Directions for this task: Extract each line holding the word "that" from the entries.

Exercise input:
——————————
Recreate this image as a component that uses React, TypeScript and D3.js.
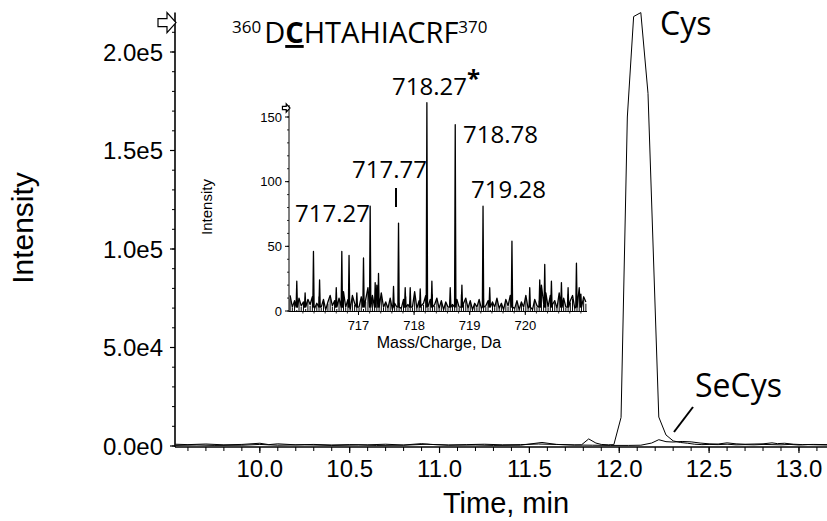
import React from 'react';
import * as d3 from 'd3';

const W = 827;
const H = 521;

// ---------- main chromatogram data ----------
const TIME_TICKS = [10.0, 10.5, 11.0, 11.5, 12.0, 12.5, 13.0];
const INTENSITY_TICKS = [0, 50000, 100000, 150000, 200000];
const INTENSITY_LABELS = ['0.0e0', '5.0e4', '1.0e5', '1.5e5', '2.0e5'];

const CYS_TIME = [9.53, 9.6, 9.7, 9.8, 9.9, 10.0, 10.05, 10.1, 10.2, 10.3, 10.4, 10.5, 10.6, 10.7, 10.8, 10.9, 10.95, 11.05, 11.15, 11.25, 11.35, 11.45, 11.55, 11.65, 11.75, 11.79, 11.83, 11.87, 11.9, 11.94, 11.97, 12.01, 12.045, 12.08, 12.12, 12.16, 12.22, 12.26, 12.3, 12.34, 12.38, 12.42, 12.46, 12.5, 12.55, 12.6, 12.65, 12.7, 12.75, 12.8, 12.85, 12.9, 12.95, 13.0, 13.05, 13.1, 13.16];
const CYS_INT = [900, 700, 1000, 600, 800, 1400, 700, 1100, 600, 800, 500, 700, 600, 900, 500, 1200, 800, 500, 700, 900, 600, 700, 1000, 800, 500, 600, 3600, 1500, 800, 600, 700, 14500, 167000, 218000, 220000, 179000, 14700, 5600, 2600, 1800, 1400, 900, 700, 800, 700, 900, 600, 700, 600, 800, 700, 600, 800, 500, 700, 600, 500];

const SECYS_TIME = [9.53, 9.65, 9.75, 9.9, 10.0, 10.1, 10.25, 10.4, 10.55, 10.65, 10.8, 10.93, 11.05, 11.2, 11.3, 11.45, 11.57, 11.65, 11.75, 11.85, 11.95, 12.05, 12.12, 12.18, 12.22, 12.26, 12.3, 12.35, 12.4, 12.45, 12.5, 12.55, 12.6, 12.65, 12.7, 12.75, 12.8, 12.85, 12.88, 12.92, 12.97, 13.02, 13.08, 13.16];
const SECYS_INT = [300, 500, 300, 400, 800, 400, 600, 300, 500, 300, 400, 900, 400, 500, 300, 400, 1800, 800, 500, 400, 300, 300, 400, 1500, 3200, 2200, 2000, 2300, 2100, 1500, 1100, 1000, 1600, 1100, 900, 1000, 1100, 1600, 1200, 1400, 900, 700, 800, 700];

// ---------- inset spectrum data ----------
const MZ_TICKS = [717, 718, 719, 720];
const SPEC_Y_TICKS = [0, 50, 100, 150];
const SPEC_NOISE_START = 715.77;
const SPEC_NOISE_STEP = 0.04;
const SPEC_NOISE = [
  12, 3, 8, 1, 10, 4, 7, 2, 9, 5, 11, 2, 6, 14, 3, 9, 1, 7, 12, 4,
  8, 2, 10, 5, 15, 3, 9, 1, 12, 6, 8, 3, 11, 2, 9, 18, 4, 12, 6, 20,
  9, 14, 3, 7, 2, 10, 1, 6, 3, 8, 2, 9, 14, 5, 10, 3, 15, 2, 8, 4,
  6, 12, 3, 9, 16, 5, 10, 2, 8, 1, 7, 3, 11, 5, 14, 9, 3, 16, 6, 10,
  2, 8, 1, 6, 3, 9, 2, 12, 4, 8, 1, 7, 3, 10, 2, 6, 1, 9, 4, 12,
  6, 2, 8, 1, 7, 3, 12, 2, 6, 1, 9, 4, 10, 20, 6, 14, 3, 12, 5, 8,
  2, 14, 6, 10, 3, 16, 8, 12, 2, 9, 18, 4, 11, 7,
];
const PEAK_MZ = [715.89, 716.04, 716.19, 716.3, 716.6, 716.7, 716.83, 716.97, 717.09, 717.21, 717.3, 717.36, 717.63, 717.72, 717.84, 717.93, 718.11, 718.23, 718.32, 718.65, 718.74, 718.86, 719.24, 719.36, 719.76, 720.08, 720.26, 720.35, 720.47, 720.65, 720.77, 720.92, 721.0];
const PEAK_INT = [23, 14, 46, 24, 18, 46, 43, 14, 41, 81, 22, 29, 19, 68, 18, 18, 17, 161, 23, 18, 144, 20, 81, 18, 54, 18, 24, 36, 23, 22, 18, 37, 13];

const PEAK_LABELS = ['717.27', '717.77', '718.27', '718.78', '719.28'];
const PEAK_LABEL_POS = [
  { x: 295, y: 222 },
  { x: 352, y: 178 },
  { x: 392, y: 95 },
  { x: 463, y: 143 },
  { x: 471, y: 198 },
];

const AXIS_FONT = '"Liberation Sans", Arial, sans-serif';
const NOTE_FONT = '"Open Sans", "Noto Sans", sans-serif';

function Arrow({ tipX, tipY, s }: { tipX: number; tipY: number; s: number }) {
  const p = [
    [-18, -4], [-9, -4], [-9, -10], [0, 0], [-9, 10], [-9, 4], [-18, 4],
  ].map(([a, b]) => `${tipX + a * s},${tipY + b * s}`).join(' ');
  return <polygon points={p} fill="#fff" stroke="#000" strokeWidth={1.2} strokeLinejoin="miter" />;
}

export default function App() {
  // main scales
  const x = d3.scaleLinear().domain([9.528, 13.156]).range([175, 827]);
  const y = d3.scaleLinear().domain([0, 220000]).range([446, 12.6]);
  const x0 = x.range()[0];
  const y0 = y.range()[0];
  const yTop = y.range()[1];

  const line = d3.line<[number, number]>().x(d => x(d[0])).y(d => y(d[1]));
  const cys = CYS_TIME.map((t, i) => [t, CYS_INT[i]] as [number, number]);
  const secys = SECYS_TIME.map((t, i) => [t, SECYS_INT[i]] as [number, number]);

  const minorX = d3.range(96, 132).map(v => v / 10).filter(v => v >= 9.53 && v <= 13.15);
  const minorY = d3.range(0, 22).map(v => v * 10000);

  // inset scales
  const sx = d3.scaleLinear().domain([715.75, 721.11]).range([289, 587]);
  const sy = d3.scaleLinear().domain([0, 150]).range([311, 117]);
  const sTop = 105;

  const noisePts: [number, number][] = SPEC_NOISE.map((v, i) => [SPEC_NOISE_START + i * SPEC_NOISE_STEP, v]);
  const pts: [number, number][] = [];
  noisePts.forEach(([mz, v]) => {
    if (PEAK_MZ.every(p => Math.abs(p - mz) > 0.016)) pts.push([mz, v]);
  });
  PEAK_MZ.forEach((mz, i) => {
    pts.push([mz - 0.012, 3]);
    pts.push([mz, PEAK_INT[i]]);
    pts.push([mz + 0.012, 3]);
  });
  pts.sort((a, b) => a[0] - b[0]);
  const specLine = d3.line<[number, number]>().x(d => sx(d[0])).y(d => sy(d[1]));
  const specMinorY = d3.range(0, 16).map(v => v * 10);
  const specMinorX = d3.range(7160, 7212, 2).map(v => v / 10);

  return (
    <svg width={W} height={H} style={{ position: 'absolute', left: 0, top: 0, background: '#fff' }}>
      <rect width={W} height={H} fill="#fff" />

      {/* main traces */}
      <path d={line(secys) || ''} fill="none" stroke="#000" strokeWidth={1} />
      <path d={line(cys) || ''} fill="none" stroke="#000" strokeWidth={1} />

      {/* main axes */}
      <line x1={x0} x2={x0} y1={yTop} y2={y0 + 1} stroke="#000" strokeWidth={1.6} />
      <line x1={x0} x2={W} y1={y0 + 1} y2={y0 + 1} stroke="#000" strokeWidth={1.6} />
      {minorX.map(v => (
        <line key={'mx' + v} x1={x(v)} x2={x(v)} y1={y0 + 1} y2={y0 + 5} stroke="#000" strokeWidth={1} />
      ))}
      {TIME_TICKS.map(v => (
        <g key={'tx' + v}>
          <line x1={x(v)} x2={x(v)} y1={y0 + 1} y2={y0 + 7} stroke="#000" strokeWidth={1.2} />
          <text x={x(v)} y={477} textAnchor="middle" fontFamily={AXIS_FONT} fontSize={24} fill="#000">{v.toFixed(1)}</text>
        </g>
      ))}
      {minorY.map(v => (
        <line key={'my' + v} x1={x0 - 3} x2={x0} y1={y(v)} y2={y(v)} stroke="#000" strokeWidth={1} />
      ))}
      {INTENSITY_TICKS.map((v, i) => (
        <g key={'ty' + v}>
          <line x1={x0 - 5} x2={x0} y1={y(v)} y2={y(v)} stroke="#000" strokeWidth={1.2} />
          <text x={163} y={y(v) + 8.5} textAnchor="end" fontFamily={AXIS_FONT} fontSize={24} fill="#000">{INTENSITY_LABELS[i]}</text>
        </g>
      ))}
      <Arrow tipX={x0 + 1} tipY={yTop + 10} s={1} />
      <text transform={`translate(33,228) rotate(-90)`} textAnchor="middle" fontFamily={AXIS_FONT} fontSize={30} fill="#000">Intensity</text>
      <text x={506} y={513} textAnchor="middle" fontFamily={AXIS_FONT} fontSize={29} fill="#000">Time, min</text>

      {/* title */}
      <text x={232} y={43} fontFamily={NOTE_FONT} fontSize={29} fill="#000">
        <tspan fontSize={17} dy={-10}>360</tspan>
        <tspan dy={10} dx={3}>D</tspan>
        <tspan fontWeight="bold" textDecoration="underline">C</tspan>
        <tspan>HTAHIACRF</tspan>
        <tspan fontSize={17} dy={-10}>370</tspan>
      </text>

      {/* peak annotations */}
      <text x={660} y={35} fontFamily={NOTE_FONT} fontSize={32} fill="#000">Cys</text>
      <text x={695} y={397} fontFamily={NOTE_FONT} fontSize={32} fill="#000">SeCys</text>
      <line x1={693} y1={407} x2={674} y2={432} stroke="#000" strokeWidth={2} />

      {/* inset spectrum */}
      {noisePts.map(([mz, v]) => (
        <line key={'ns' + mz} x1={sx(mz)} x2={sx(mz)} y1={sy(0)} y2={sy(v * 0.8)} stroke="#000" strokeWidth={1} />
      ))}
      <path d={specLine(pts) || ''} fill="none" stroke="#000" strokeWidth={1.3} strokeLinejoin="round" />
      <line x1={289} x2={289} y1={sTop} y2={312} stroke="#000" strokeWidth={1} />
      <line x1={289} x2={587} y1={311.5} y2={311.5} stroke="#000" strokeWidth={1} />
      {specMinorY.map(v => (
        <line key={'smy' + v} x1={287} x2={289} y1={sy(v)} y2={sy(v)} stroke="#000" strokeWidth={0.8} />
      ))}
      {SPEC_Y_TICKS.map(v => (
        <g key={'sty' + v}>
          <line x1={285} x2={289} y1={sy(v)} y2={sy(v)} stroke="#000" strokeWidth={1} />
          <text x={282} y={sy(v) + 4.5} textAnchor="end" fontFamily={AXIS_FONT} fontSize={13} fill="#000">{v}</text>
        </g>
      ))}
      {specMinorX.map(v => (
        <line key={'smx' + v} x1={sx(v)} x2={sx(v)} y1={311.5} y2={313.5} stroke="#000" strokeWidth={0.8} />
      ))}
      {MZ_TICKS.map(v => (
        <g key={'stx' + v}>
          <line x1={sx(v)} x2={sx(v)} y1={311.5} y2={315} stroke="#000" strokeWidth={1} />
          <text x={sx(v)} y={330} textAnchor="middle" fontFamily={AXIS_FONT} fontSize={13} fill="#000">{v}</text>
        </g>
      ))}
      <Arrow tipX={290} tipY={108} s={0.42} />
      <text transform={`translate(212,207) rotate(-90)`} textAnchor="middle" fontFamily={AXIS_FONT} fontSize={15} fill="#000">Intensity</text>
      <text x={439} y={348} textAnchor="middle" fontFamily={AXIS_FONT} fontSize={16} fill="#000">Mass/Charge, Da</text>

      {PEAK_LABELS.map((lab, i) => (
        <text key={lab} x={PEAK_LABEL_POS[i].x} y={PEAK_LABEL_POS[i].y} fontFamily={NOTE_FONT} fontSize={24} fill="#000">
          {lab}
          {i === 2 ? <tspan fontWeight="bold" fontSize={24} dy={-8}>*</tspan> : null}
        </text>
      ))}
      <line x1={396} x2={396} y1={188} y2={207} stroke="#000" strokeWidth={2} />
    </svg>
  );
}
——————————
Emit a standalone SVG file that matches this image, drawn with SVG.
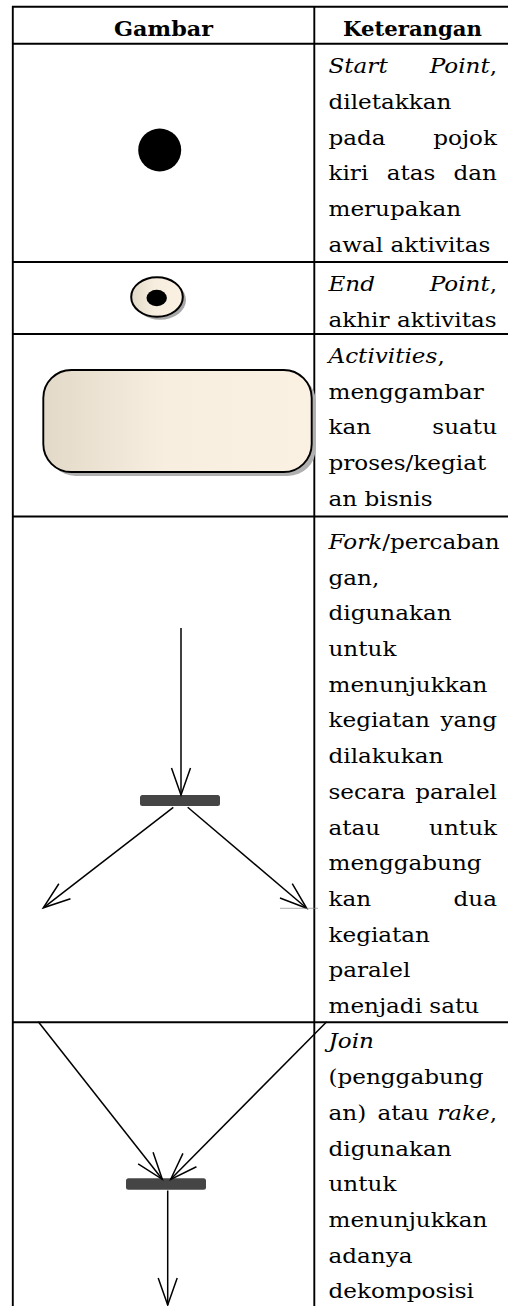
——————————
Correct answer:
Recreate this image as a component that uses React, TypeScript and D3.js.
Emit a standalone SVG file that matches this image, drawn with SVG.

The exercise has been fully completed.